Cold-Smoking: Garlic and Sage Pork Chops

Cold temperatures and some much-needed spare time over the holidays provided the perfect opportunity to fire up the smokehouse and do some cold-smoking.  We decided to do some pork chops and turned to our favorite smoking resource for a brine recipe:  Charcuterie: The Craft of Salting, Smoking and Curing by Michael Ruhlman and Brian Polcyn.

Roughly following the recipe for the Garlic-Sage-Brined Pork Chops, we mixed up the following brine:

  • 2 quarts water
  • 1/2 c. kosher salt
  • 3/4 c. packed dark brown sugar
  • 4 T. fresh sage leaves (we used ground sage and only about 3 T.)
  • 2 garlic cloves, lightly smashed
  • 1 T. fresh ground black pepper

After mixing up the brine to dissolve all the ingredients, we placed 6 thick bone-in pork chops in a gallon Ziploc bag and put them in a cooler in the garage to soak overnight.

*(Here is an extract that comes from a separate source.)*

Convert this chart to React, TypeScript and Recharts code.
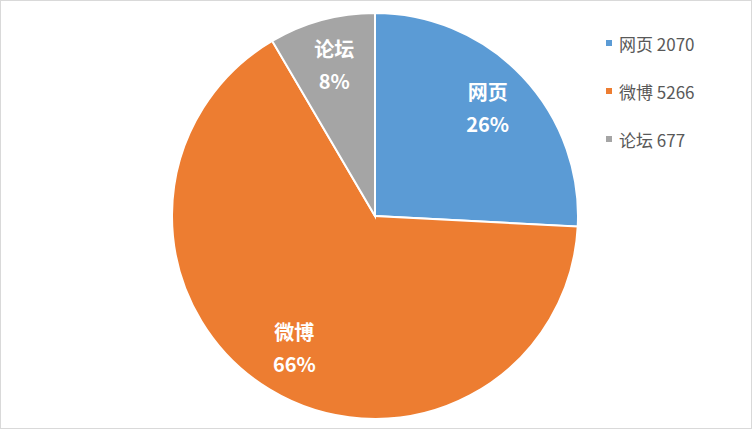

In the morning, we put the brined pork chops on the steel rack in the smokehouse and let them sit for a few hours to dry.

Jesse eventually fired up the firebox and smoked the chops for about 5 hours with apple wood. The smell was mouth-watering.

The chops were grilled on New Year’s Eve in 15 deg F weather. As usual with a finely cold-smoked meat product, the meat was pink all the way through the chop from the smoking, the brining kept the chops moist and flavorful, and a side dish of sauerkraut or applesauce were great complements. A cold Blue Moon beer was the finishing touch to a great meal. If only Jesse’s little brother would have sent us a nice hand-crafted box of chocolate truffles ( for Christmas, the meal would have been perfect!

Happy New Year!



Filed under Food, Smokehouse, Smoking

5 responses to “Cold-Smoking: Garlic and Sage Pork Chops

  1. As Rachel Ray would say YUMBO!… some leftovers for me, although I doubt there will be any… that smokehouse!

  2. GySgt Miller

    Why was no cure with a sodium nitrite (6.25%) not used? Is it due to the ambient temperature of that day being below 40 degrees? As I understand it the main reason to use a cure with the above percentage of nitrite is to prevent botulism from forming during the cold smoke process. Could you explain you position for not using a cure with nitrite? Thanks.

    • Hello and thanks for stopping by.
      A couple of different factors go into the decision on whether or not to use sodium nitrite to prevent bacteria growth.
      The most important factor is the smoking temperature being well below the risk point of 70 deg F. Additional factors to consider are sanitary handling conditions, working with a whole cut versus ground meats (more susceptible), and final cooking temperatures that reach FDA guidelines for meats.
      If you are unsure about your ability to manage the risk factors associated with food borne bacteria, then adding nitrites can give you added security. Hope that answers your question!

  3. Sandra Kraft

    a quick question — how much nitrate do I add and do I use #1 or #2 pink salt. gracias. we are at 10,000 feet and i would feel a bit more comfortable with some nitrate. Feliz Navidad. Gracias.

    • Hi Sandra,
      Sorry for the delayed response. For some reason I just saw your comment now. I’m sorry that I don’t know the answer to your question on nitrates. The recipe we used for these did not call for it and it isn’t something we have chosen to use in anything so far. I hope you were able to find an answer to your question via another resource! Thanks for stopping by.